Launched two years ago, Myagkov has become the country’s second most popular vodka maker in terms of sales, after Nemiroff.
“When we were launching Myagkov, Fozzy was the exclusive distributor of the trademark,” Kaufman said.
Denis Bogush, Fozzy Group’s spokesman, confirmed this information, and told the Post on Nov. 19 that his company never claimed ownership of the Myagkov brand.
Kaufman denied speculations that Fozzy owns the Myagkov trademark.
Although Overline still works in tandem with Fozzy Group, its marketing strategies have been entirely rethought.
While Fozzy was the single distributor for Myagkov during the last year, the company today works with about 40 distributors throughout Ukraine.
The Myagkov trademark has ambitious expansion plans that, if successful, could help it land a market niche abroad within the next few years.
“In August we opened a representative office in Moscow, and since October we have started selling our brands there,” Yury Muzhanov, director of Myagkov Tradehouse, said.
After two months on the Russian market, Myagkov has sold 1.2 million bottles in Russia.
“But we think that the market niche for Myagkov is much bigger,” Kaufman said.
The company sees the Russian market expansion as one of its top priorities next year. The Russian market is five times larger than the Ukrainian market, and Russia consumes between 130 million and 150 million deciliters of vodka annually. To compare, Ukraine’s annual consumption is about 35 million deciliters. In addition, Overline hopes to export Myagkov into 20 other countries.
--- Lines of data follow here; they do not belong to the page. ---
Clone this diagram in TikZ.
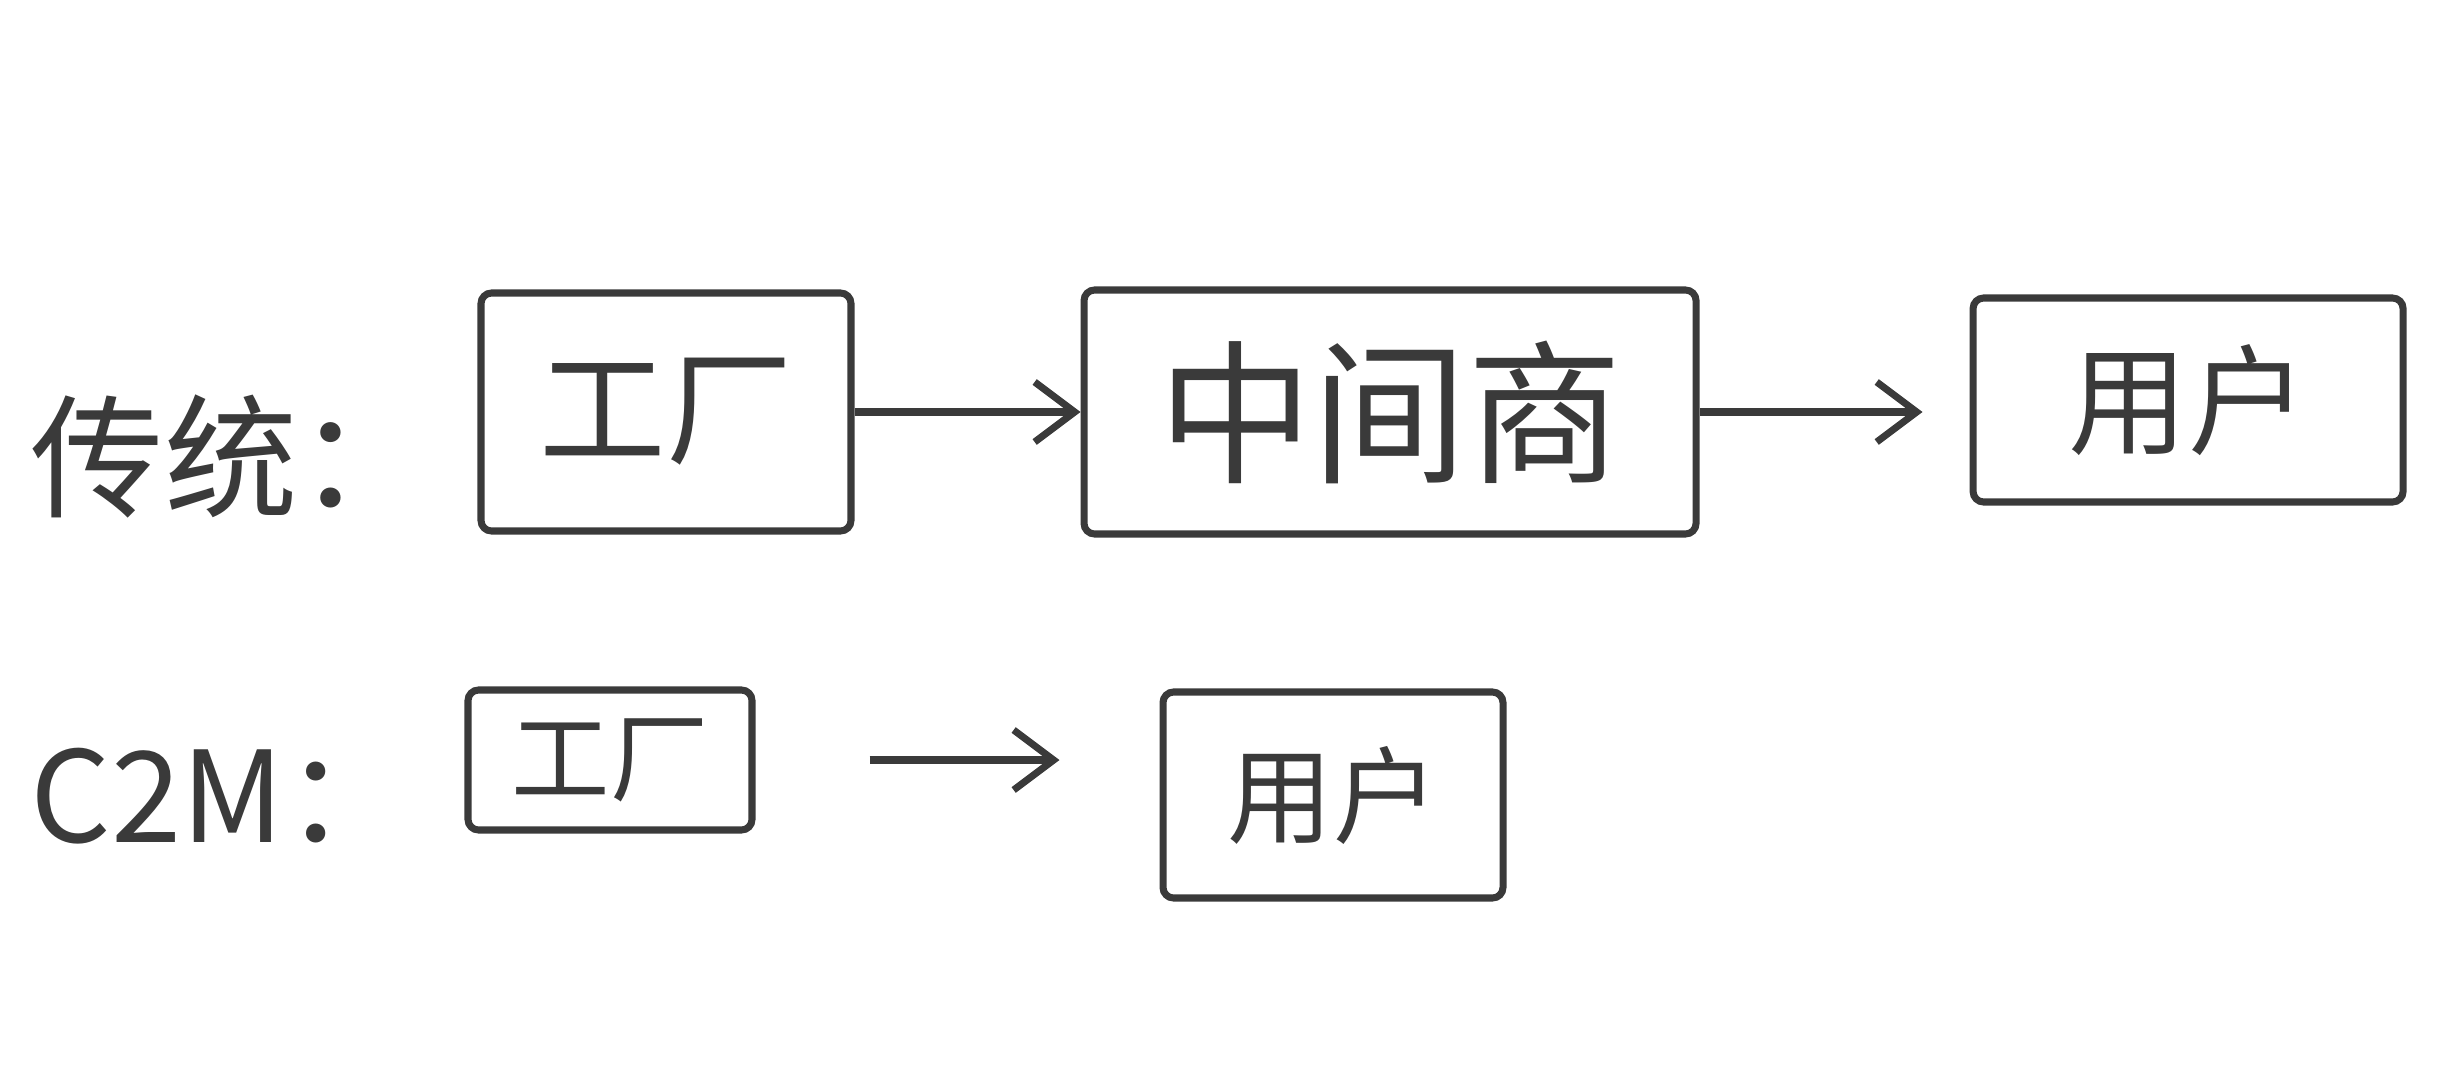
\documentclass[tikz,border=0pt]{standalone}
\usepackage{fontspec}
\setmainfont{Noto Sans CJK SC}
\usepackage{tikz}
\usetikzlibrary{arrows.meta,positioning}
\definecolor{ink}{HTML}{3A3A3A}

\begin{document}
\begin{tikzpicture}[>={Straight Barb[length=4mm,width=6mm]},node distance=22mm,
  box/.style={draw=ink,line width=2pt,rounded corners=3pt,align=center,text=ink,font=\fontsize{36}{40}\selectfont},
  lbl/.style={text=ink,anchor=west,inner sep=0pt},
  arr/.style={->,line width=2pt,ink}]
\useasboundingbox (0,0) rectangle (24.48,10.90);
% first row
\node[lbl,font=\fontsize{38}{44}\selectfont] (old) at (0.30,6.34) {传统：};
\node[box,minimum width=37mm,minimum height=23.8mm] (ft) at (6.66,6.78) {工厂};
\node[box,minimum width=61.2mm,minimum height=24.4mm,right=22.6mm of ft,font=\fontsize{44}{48}\selectfont] (mid) {中间商};
\node[box,minimum width=43mm,minimum height=20.4mm,right=27mm of mid,yshift=1.2mm,font=\fontsize{34}{40}\selectfont] (usr) {用户};
\draw[arr] (ft)--(mid);
\draw[arr,shorten >=4.7mm] (mid.east)--(mid.east-|usr.west);
% second row
\node[lbl,font=\fontsize{36}{42}\selectfont] (cm) at (0.30,2.94) {C2M：};
\node[box,minimum width=28.4mm,minimum height=14mm,font=\fontsize{28}{32}\selectfont] (ft2) at (6.10,3.30) {工厂};
\node[box,minimum width=34mm,minimum height=20.6mm,font=\fontsize{30}{34}\selectfont] (usr2) at (13.33,2.95) {用户};
\draw[arr,shorten <=11.4mm,shorten >=10mm] (ft2.east)--(ft2.east-|usr2.west);
\end{tikzpicture}
\end{document}
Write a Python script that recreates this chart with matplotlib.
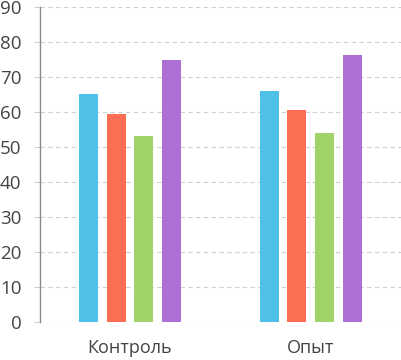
import numpy as np
import matplotlib.pyplot as plt

# Groups and series values
categories = ['Контроль', 'Опыт']
series_1 = [65.1, 66.0]
series_2 = [59.4, 60.6]
series_3 = [53.3, 53.9]
series_4 = [74.9, 76.3]
colors = ['#4FC1E9', '#FC6E51', '#A0D468', '#AD6FD5']

plt.rcParams['font.family'] = ['Open Sans', 'DejaVu Sans']

fig = plt.figure(figsize=(4.01, 3.60), dpi=100)
ax = fig.add_axes([39.5 / 401, 37.7 / 360, (401 - 39.5) / 401, 315.3 / 360])

x = np.arange(len(categories))
width = 0.105
step = 0.153
for i, (vals, c) in enumerate(zip([series_1, series_2, series_3, series_4], colors)):
    ax.bar(x + (i - 1.5) * step, vals, width, color=c, zorder=3)

ax.set_xlim(-0.5, 1.5)
ax.set_ylim(0, 90)
ax.set_yticks(range(0, 91, 10))
ax.set_xticks(x)
ax.set_xticklabels(categories)

ax.grid(axis='y', color='#cfcfcf', linestyle=(0, (4, 3)), linewidth=0.8, zorder=0)
for s in ['top', 'right', 'bottom']:
    ax.spines[s].set_visible(False)
ax.spines['left'].set_color('#8a8a8a')
ax.spines['left'].set_linewidth(1.0)

ax.tick_params(axis='y', length=4.5, color='#cfcfcf', labelsize=13.5, labelcolor='#444444', pad=8.5)
ax.tick_params(axis='x', length=0, labelsize=13, labelcolor='#444444', pad=12)

fig.savefig('out.png', dpi=100)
Currently Myagkov sells in Israel, Azerbaijan, Moldova and Russia.
Before entering the Russian market, Kaufman said his company analyzed the experience of Nemiroff, Ukraine’s top exporter to Russia. Natalia Konovalova, Nemiroff’s spokesperson, said that her company currently exports its products to 40 countries.
“Nemiroff occupies 0.7 percent of Russia’s vodka market, and we plan to double our market share next year,” she said.
Though Konovalova refused to comment on Nemiroff’s closest rival, she said that Overline is likely preparing for further expansion of its Myagkov brand, and has therefore started to open up.
Liana Feschuk, Overline’s marketing and advertising department head, said that Myagkov has taken its first steps in Russia through a newly created premium line of Myagkov vodka.
Britain’s Stolzle Flaconnage, a manufacturer of glass bottles for such trademarks as Teachers Glenfiddich, Ballantines, Smirnoff and Sheridans, was chosen to produce bottles for Myagkov’s premium vodka.
When the company introduced Myagkov’s elliptical bottle design in November 2001, it set Myagkov’s vessels apart from the circular and square-shaped bottles of competitors.
Stolzle Flaconnage’s President Peter Christi told the Post that Overline was the first formerly Soviet country to place an order with his plant.
On Oct. 28, Overline signed an agreement with the Ukrainian Football Federation, making Myagkov a sponsor of the Ukrainian National team and youth soccer home matches for the next two years.
The company is also trying its hand in the low-alcohol drink market with the 220V brand of beverages, but its position remains weak because of traditional packaging and its late appearance on store shelves.
“The drink has a seasonal character, and it was launched at the end of the season,” Feschuk said.
She said that her company will re-launch production of 220V brand drinks next April, predicting that the low alcohol market will develop quickly, and that large players will step onto the playing field.
Plans are also underway to plant 157,000 hectares of grapes at Izmail’s winery, and to launch production of Odessa champagne under classic technologies.
In addition to making waves in the alcohol industry, the diversified holding aims to add banking to its repertoire. Kaufman unveiled plans to acquire a controlling stake in Finbank regional bank.
Before its privatization in the early 1990s, the bank was the property of the city of Moscow.
“For years we were the bank’s major clients. Later we bought some stakes in the bank, and now we are preparing to buy a controlling stake,” he said.
After acquiring a controlling share in the bank, the company plans to strengthen Finbank’s position on the regional market, developing its branches across the country, he added.“I am pleased to say that most of our assets are of Ukrainian origin, and we are interested in reinvesting that capital elsewhere within the country. I think this is a very positive sign,” he said.